## Recorded information
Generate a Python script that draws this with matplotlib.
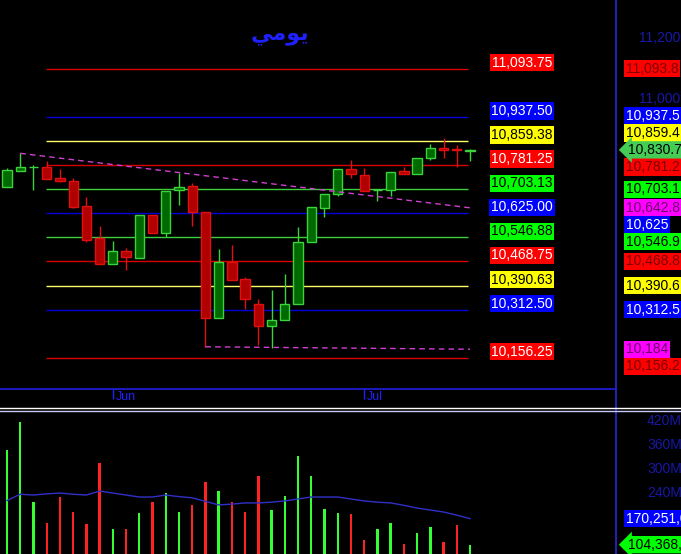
import matplotlib
matplotlib.use("Agg")
import matplotlib.pyplot as plt
from matplotlib.lines import Line2D
from matplotlib.transforms import ScaledTranslation

plt.rcParams['font.family'] = ['Liberation Sans', 'DejaVu Sans']

W, H = 681, 554

# daily candles, one per trading day
opens = [10711.6, 10763.7, 10774.0, 10774.7, 10739.0, 10730.0, 10649.0, 10543.6, 10462.0, 10502.0,
         10480.5, 10619.5, 10560.0, 10700.0, 10714.0, 10628.0, 10286.5, 10467.5, 10410.5, 10329.8,
         10259.0, 10280.0, 10332.0, 10532.6, 10643.0, 10686.8, 10768.0, 10749.7, 10699.0, 10700.0,
         10762.7, 10752.0, 10804.0, 10836.6, 10833.0, 10828.0]
highs = [10771.0, 10820.0, 10782.0, 10796.0, 10768.0, 10739.0, 10679.0, 10583.7, 10534.8, 10514.0,
         10619.5, 10619.5, 10697.6, 10757.0, 10722.6, 10628.0, 10507.8, 10521.0, 10418.6, 10348.0,
         10377.6, 10429.7, 10581.4, 10644.5, 10686.8, 10768.0, 10798.5, 10773.4, 10703.0, 10760.4,
         10776.7, 10804.0, 10850.6, 10869.0, 10847.0, 10832.0]
lows = [10711.0, 10763.0, 10701.0, 10737.6, 10725.0, 10643.0, 10532.5, 10460.0, 10462.0, 10440.5,
        10480.5, 10560.0, 10549.0, 10652.0, 10583.7, 10190.8, 10286.5, 10410.0, 10315.8, 10196.3,
        10188.8, 10280.0, 10332.0, 10532.6, 10612.0, 10681.3, 10739.0, 10698.6, 10666.0, 10682.3,
        10752.0, 10752.0, 10798.5, 10804.0, 10776.7, 10796.0]
closes = [10766.0, 10774.7, 10776.0, 10737.6, 10731.0, 10646.5, 10540.0, 10462.0, 10502.3, 10483.7,
          10619.5, 10560.0, 10697.6, 10711.6, 10628.0, 10286.5, 10465.5, 10410.0, 10348.3, 10259.1,
          10280.0, 10332.0, 10530.6, 10644.5, 10686.8, 10768.0, 10752.0, 10698.6, 10700.0, 10760.4,
          10752.0, 10804.0, 10836.6, 10828.8, 10829.0, 10830.75]

# volume in millions and its moving average
volumes = [344, 416, 213, 160, 226, 188, 157, 312, 145, 145, 185, 213, 236, 188, 205, 264, 241, 213,
           186, 278, 192, 228, 329, 278, 195, 185, 181, 116, 145, 160, 106, 135, 148, 112, 153, 104.368]
vol_ma = [216, 232, 230, 233, 235, 232, 230, 240, 235, 230, 225, 225, 230, 226, 223, 214, 205, 207,
          210, 210, 212, 215, 220, 225, 225, 225, 220, 215, 212, 210, 204, 197, 192, 187, 179, 170.251]

levels = [11093.75, 10937.50, 10859.38, 10781.25, 10703.13, 10625.00, 10546.88, 10468.75,
          10390.63, 10312.50, 10156.25]
level_kinds = ['red', 'blue', 'yellow', 'red', 'green', 'blue', 'green', 'red', 'yellow', 'blue', 'red']

trend_hi_x, trend_hi_y = [1, 35], [10819.6, 10642.8]
trend_lo_x, trend_lo_y = [15, 35], [10192.0, 10184.0]

month_ticks = [8, 27]
month_labels = ['Jun', 'Jul']
# only the scale labels not hidden behind the value tags
price_ticks = [11000, 11200]
vol_ticks = [240, 300, 360, 420]

title = "يومي"
title_shaped = "\ufef2\ufee3\ufeee\ufef3"  # same word, joined glyphs in visual order

line_col = {'red': '#d80000', 'blue': '#0000d8', 'yellow': '#ffff66', 'green': '#3ccf3c'}
box_col = {'red': '#ff0000', 'blue': '#0000ff', 'yellow': '#ffff00', 'green': '#00ff00',
           'magenta': '#ff00ff'}
left_txt = {'red': 'white', 'blue': 'white', 'yellow': 'black', 'green': 'black'}
right_txt = {'red': '#7a0000', 'blue': 'white', 'yellow': 'black', 'green': 'black',
             'magenta': '#6a006a'}

fig = plt.figure(figsize=(W / 100, H / 100), dpi=100, facecolor='black')
ax = fig.add_axes([0, 165 / H, 615 / W, 389 / H], facecolor='black')
axv = fig.add_axes([0, 0, 615 / W, 144 / H], facecolor='black')

xlim = (-0.53, 45.96)
ax.set_xlim(*xlim)
ax.set_ylim(10055, 11317)
axv.set_xlim(*xlim)
axv.set_ylim(80.7, 445.3)

for a in (ax, axv):
    for s in a.spines.values():
        s.set_visible(False)

# candles
for i in range(len(opens)):
    o, h, l, c = opens[i], highs[i], lows[i], closes[i]
    up = c >= o
    edge = '#3cd23c' if up else '#e01010'
    fill = '#006a00' if up else '#b00000'
    ax.vlines(i, l, h, color=edge, lw=1, zorder=3)
    ax.bar(i, max(abs(c - o), 0.5), bottom=min(o, c), width=0.7, color=fill,
           edgecolor=edge, lw=1, zorder=4)

# level lines and their labels
ax.hlines(levels, 2.95, 34.85, colors=[line_col[k] for k in level_kinds], lw=1, zorder=2)
for lv, k in zip(levels, level_kinds):
    ax.annotate(f"{lv:,.2f}", xy=(522 / 615, lv), xycoords=('axes fraction', 'data'),
                xytext=(0, 6), textcoords='offset pixels', ha='center', va='center',
                fontsize=10, color=left_txt[k],
                bbox=dict(boxstyle='square,pad=0.12', fc=box_col[k], ec='none'), zorder=6)

# trend lines
ax.plot(trend_hi_x, trend_hi_y, color='#d040d0', lw=1, ls=(0, (4, 3)), zorder=5)
ax.plot(trend_lo_x, trend_lo_y, color='#d040d0', lw=1, ls=(0, (4, 3)), zorder=5)

ax.text(280 / 615, 1 - 35 / 389, title_shaped, transform=ax.transAxes, ha='center',
        va='center', color='#2020ff', fontsize=16, fontweight='bold', family='DejaVu Sans')

# price scale
ax.yaxis.set_ticks_position('right')
ax.set_yticks(price_ticks)
ax.set_yticklabels([f"{v:,}" for v in price_ticks])
ax.tick_params(axis='y', length=0, pad=17, labelcolor='#1818a8', labelsize=10)

# month ticks
ax.set_xticks(month_ticks)
ax.set_xticklabels(month_labels)
ax.tick_params(axis='x', direction='out', length=7, width=1, color='#2020ff',
               labelcolor='#2020ff', labelsize=9, pad=-5.5)
for lbl in ax.get_xticklabels():
    lbl.set_horizontalalignment('left')
    lbl.set_transform(lbl.get_transform() + ScaledTranslation(0.03, 0, fig.dpi_scale_trans))

# volume panel
vcols = ['#33ff33' if c >= o else '#ff2222' for o, c in zip(opens, closes)]
axv.bar(range(len(volumes)), volumes, width=0.18, color=vcols, zorder=3)
axv.plot(range(len(vol_ma)), vol_ma, color='#3030c8', lw=1, zorder=4)
axv.yaxis.set_ticks_position('right')
axv.set_yticks(vol_ticks)
axv.set_yticklabels([f"{v}M" for v in vol_ticks])
axv.tick_params(axis='y', length=0, pad=23, labelcolor='#1818a8', labelsize=10)
axv.set_xticks([])

# right scale value tags, pushed apart around the last price
last = closes[-1]
tags = [(lv, f"{lv:,.0f}" if lv == 10625 else f"{lv:,.1f}", k)
        for lv, k in zip(levels, level_kinds)]
tags += [(trend_hi_y[-1], f"{trend_hi_y[-1]:,.1f}", 'magenta'),
         (trend_lo_y[-1], f"{trend_lo_y[-1]:,.0f}", 'magenta')]
ypix = {}
for v, _, _ in tags + [(last, '', '')]:
    ypix[v] = H - ax.transData.transform((0, v))[1]
step = 17
above = sorted([t for t in tags if t[0] > last], key=lambda t: -ypix[t[0]])
below = sorted([t for t in tags if t[0] < last], key=lambda t: ypix[t[0]])
prev = ypix[last]
for t in above:
    ypix[t[0]] = min(ypix[t[0]], prev - step)
    prev = ypix[t[0]]
prev = ypix[last]
for t in below:
    ypix[t[0]] = max(ypix[t[0]], prev + step)
    prev = ypix[t[0]]

for v, txt, k in tags:
    fig.text(626 / W, 1 - ypix[v] / H, txt, ha='left', va='center', fontsize=10,
             color=right_txt[k], zorder=10,
             bbox=dict(boxstyle='square,pad=0.12', fc=box_col[k], ec='none'))
fig.text(628 / W, 1 - ypix[last] / H, f"{last:,.2f}", ha='left', va='center', fontsize=10,
         color='black', zorder=10,
         bbox=dict(boxstyle='larrow,pad=0.12', fc='#44cc55', ec='none'))

ma_y = H - axv.transData.transform((0, vol_ma[-1]))[1]
vol_y = H - axv.transData.transform((0, volumes[-1]))[1]
fig.text(626 / W, 1 - ma_y / H, f"{vol_ma[-1] * 1e6:,.0f}", ha='left', va='center',
         fontsize=10, color='white', zorder=10,
         bbox=dict(boxstyle='square,pad=0.12', fc='#0000ff', ec='none'))
fig.text(628 / W, 1 - vol_y / H, f"{volumes[-1] * 1e6:,.0f}", ha='left', va='center',
         fontsize=10, color='black', zorder=10,
         bbox=dict(boxstyle='larrow,pad=0.12', fc='#00ff00', ec='none'))


def fline(x0, y0, x1, y1, color, lw=1):
    fig.add_artist(Line2D([x0 / W, x1 / W], [1 - y0 / H, 1 - y1 / H], color=color, lw=lw,
                          zorder=8))


fline(0, 389, 615, 389, '#2020e0', 1.2)
fline(615.5, 0, 615.5, H, '#2828d8', 1.2)
fline(0, 407.5, W, 407.5, 'white', 1)
fline(0, 410.5, W, 410.5, '#c8c8ff', 1)

fig.savefig("out.png", dpi=100, facecolor='black')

## Exercise brief
Repeat the lines of the listing above verbatim, beginning at its first line and ending at the line containing "W, H = 681, 554", which is included. Omit pictures.

## Full solution
Generate a Python script that draws this with matplotlib.
import matplotlib
matplotlib.use("Agg")
import matplotlib.pyplot as plt
from matplotlib.lines import Line2D
from matplotlib.transforms import ScaledTranslation

plt.rcParams['font.family'] = ['Liberation Sans', 'DejaVu Sans']

W, H = 681, 554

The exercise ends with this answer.